UA is a general antioxidant in the body, and a high UA level is suggestive of oxidative stress, endothelial dysfunction, and slow coronary artery flow [39, 40]. UA promotes vascular smooth muscle proliferation, and upregulates the expression of monocyte chemoattractant protein-1 and platelet-derived growth factor [41]. Endothelial dysfunction is an important step in the development of atherosclerosis. A recent study showed a relationship between UA and endothelial dysfunction of coronary microvasculature only in women [42], which may be a possible explanation for the significant association between UA and CAD in women. The underlying mechanisms behind the significant relationship between UA and CAD in women but not men remain enigmatic. Our study suggests that UA plays an important role in coronary atherosclerosis in women.
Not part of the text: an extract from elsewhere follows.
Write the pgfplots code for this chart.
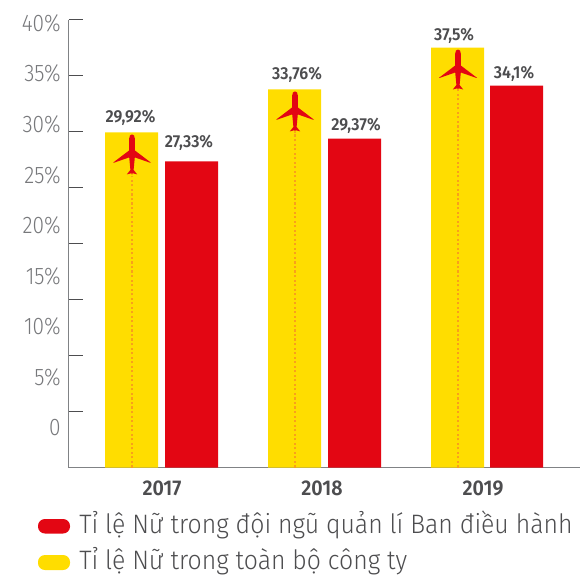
\documentclass[border=0pt]{standalone}
\usepackage{pgfplots}
\pgfplotsset{compat=1.18}
\usepackage{fontspec}
\setmainfont{Fira Sans Light}[BoldFont={Fira Sans SemiBold}]
\newfontfamily\tickfont{Fira Sans Light}[FakeStretch=0.87]
\newfontfamily\legfont{Fira Sans Light}[FakeStretch=0.93]
\newfontfamily\datafont{Fira Sans SemiBold}[FakeStretch=0.92]
\definecolor{ycol}{HTML}{FFDD00}
\definecolor{rcol}{HTML}{E30613}
\definecolor{dots}{HTML}{F9A01B}
\definecolor{gtext}{HTML}{77787B}
\definecolor{dtext}{HTML}{4D4D4F}
\definecolor{spine}{HTML}{808285}
\def\P#1#2{\pgfpoint{(#1)*0.75pt}{-(#2+2)*0.75pt}}
\pgfdeclareplotmark{plane}{%
 \pgfpathmoveto{\P{0}{0}}
 \pgfpathcurveto{\P{1.6}{0}}{\P{2.8}{1.5}}{\P{2.8}{4}}
 \pgfpathlineto{\P{2.8}{16}}
 \pgfpathlineto{\P{19}{28.3}}
 \pgfpathlineto{\P{18}{28.3}}
 \pgfpathlineto{\P{2.8}{23}}
 \pgfpathlineto{\P{1.6}{35.5}}
 \pgfpathlineto{\P{5.2}{40}}
 \pgfpathlineto{\P{0.6}{38.8}}
 \pgfpathlineto{\P{0}{40.5}}
 \pgfpathlineto{\P{-0.6}{38.8}}
 \pgfpathlineto{\P{-5.2}{40}}
 \pgfpathlineto{\P{-1.6}{35.5}}
 \pgfpathlineto{\P{-2.8}{23}}
 \pgfpathlineto{\P{-18}{28.3}}
 \pgfpathlineto{\P{-19}{28.3}}
 \pgfpathlineto{\P{-2.8}{16}}
 \pgfpathlineto{\P{-2.8}{4}}
 \pgfpathcurveto{\P{-2.8}{1.5}}{\P{-1.6}{0}}{\P{0}{0}}
 \pgfpathclose
 \pgfusepathqfill
}
\begin{document}
\begin{tikzpicture}
\path[use as bounding box] (0,0) rectangle (435pt,432pt);
\begin{axis}[
  at={(51.375pt,81.375pt)}, anchor=origin,
  scale only axis, width=383.625pt, height=336pt,
  xmin=68.5, xmax=580, ymin=0, ymax=40,
  axis x line*=bottom, axis y line*=left,
  axis line style={spine,line width=0.9pt,-},
  xtick={162,322,483}, xticklabels={2017,2018,2019},
  x tick style={draw=none},
  x tick label style={font=\datafont\fontsize{16}{17}\selectfont, text=dtext, yshift=4pt},
  ytick={5,10,...,40}, yticklabels={},
  tick align=inside, major tick length=10.5pt,
  y tick style={color=dtext,line width=0.6pt},
  clip=false,
  ybar, bar shift=0pt, bar width=39.75pt,
]
\addplot[fill=ycol,draw=none] table {
x y
131.5 29.92
294.5 33.76
457.5 37.5
};
\addplot[fill=rcol,draw=none] table {
x y
191.5 27.33
354.5 29.37
516.5 34.1
};
\end{axis}
\begin{axis}[
  at={(51.375pt,81.375pt)}, anchor=origin,
  scale only axis, width=383.625pt, height=336pt,
  xmin=68.5, xmax=580, ymin=0, ymax=40,
  axis lines=none, clip=false,
]
\addplot[dots,line width=1pt,dash pattern=on 1.6pt off 1.8pt] coordinates {(132,0)(132,26)};
\addplot[dots,line width=1pt,dash pattern=on 1.6pt off 1.8pt] coordinates {(295,0)(295,30)};
\addplot[dots,line width=1pt,dash pattern=on 1.6pt off 1.8pt] coordinates {(458,0)(458,33.7)};
\addplot[only marks,mark=plane,mark options={fill=rcol,draw=none}] coordinates {(132,29.92)(295,33.76)(458,37.5)};
\end{axis}
\begin{scope}[shift={(0,432pt)},x=0.75pt,y=-0.75pt]
\tikzset{yl/.style={anchor=base east,inner sep=0pt,text=gtext,font=\tickfont\fontsize{18}{20}\selectfont},
         dl/.style={anchor=base,inner sep=0pt,text=dtext,font=\datafont\fontsize{13}{14}\selectfont},
         lg/.style={anchor=base west,inner sep=0pt,text=dtext,font=\legfont\fontsize{20}{22}\selectfont}}
\node[yl] at (61,31.5) {40\%};
\node[yl] at (61,82) {35\%};
\node[yl] at (61,132) {30\%};
\node[yl] at (61,183) {25\%};
\node[yl] at (61,233) {20\%};
\node[yl] at (61,284) {15\%};
\node[yl] at (61,334) {10\%};
\node[yl] at (61,385) {5\%};
\node[yl] at (61,435) {0};
\node[dl] at (130.5,122) {29,92\%};
\node[dl] at (189,147) {27,33\%};
\node[dl] at (297,80) {33,76\%};
\node[dl] at (356,130) {29,37\%};
\node[dl] at (454,41) {37,5\%};
\node[dl] at (514,78) {34,1\%};
\fill[rcol,rounded corners=5.2pt] (38,519) rectangle (70,533.5);
\fill[ycol,rounded corners=5.2pt] (38,555) rectangle (70,570);
\node[lg] at (79,533.5) {Tỉ lệ Nữ trong đội ngũ quản lí Ban điều hành};
\node[lg] at (79,569.5) {Tỉ lệ Nữ trong toàn bộ công ty};
\end{scope}
\end{tikzpicture}
\end{document}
The incidence of cardiovascular events is still high after controlling for traditional risk factors. Our study suggests that UA should be considered as an additional risk factor beyond traditional factors for CAD in women. However, a randomized study still needs to be performed to determine the effect of UA-lowering therapies on cardiovascular prevention. In the GREACE study, decreased UA levels by atorvastatin were independently correlated with a reduced risk of cardiovascular outcomes [43]. The LIFE study showed an association between UA and cardiovascular events in hypertensive women, the unique results may be due in part to the specific feature of reduction of UA by losartan, but it did not mean that the beneficial effects observed with losartan were contributed to decreasing UA levels [12]. The relationship between low UA level and cardiovascular benefits is still uncertain. Therefore, further research should be performed to assess the direct relationship between decreasing UA level and cardiovascular benefits.
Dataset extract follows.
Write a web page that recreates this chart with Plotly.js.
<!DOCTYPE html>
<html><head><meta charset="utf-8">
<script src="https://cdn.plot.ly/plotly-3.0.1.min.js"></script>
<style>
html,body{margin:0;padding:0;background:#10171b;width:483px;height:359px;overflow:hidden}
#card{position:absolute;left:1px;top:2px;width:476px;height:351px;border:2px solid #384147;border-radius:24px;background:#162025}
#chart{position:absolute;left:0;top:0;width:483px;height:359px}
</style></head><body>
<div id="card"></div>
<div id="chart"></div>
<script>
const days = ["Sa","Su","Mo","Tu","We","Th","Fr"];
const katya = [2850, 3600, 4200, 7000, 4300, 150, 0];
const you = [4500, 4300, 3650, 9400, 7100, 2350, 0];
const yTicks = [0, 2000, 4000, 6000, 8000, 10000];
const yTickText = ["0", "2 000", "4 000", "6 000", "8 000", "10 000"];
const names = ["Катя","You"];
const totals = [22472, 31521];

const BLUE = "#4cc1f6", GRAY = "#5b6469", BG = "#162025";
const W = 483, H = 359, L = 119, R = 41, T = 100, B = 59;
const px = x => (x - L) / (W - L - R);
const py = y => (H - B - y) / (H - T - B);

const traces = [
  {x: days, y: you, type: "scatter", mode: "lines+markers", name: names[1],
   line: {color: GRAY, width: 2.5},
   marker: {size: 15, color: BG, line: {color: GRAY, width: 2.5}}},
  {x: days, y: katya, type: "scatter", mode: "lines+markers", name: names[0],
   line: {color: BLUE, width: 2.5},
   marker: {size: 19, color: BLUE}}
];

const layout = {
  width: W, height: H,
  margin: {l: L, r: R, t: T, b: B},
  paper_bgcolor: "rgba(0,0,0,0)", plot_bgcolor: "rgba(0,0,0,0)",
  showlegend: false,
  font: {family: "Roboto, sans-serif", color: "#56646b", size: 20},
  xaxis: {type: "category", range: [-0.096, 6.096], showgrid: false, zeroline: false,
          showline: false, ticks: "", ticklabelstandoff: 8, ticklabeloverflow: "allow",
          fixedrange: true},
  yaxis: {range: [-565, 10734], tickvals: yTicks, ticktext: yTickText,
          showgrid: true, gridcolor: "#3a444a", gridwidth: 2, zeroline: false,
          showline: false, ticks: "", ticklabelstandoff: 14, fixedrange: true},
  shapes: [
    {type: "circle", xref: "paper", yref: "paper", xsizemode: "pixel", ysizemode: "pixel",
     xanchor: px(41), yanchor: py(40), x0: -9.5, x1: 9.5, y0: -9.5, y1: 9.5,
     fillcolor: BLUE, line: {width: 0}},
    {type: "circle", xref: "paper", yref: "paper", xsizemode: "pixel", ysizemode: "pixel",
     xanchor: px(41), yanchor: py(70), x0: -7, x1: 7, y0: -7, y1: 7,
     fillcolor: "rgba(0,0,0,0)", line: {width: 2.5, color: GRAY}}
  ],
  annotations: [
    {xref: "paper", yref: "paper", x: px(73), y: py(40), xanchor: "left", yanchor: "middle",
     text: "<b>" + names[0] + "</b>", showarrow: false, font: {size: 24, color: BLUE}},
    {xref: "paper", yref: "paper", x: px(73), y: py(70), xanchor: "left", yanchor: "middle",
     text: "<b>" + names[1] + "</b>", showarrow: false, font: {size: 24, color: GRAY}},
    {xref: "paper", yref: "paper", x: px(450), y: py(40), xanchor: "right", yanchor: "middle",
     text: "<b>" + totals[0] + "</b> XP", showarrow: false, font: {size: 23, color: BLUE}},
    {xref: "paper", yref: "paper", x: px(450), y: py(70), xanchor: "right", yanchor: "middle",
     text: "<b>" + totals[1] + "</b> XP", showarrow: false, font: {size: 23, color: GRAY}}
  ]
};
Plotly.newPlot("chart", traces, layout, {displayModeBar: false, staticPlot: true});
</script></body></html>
There were several limitations to our study. All individuals were suspected of having CAD, we mainly want to explore the relationship between UA and early CAD in the study. Patients with known CAD may implement lifestyle modifications and drugs intervention to some extent, the real relationship between UA and CAD may be influenced by those confounding factors, So, we exclude the patients who had known CAD. There was a possible selection bias and this could restrict generalizability of our results to similar care settings. Unmeasured confounders may have affected our results. In our study, almost 90% of women were post-menopausal and few women received oestrogen-replacement therapy. Therefore, we did not analyse the potential effects of oestrogen on the relationship between UA and CAD. In cross-sectional analysis, we did not find a longitudinal relationship between UA and cardiovascular outcomes. In spite of these limitations, the strong association of UA with early CAD in women had an important clinical significance in prevention and treatment of CAD. Longitudinal studies are required to confirm the association of UA with CAD and cardiovascular outcome.

Conclusion

UA is a significant predictor of significant stenosis, multivessel disease, and mixed plaques in women. Importantly, our study suggests that UA level may play an important role in the occurrence and development of coronary atherosclerosis in women but not men.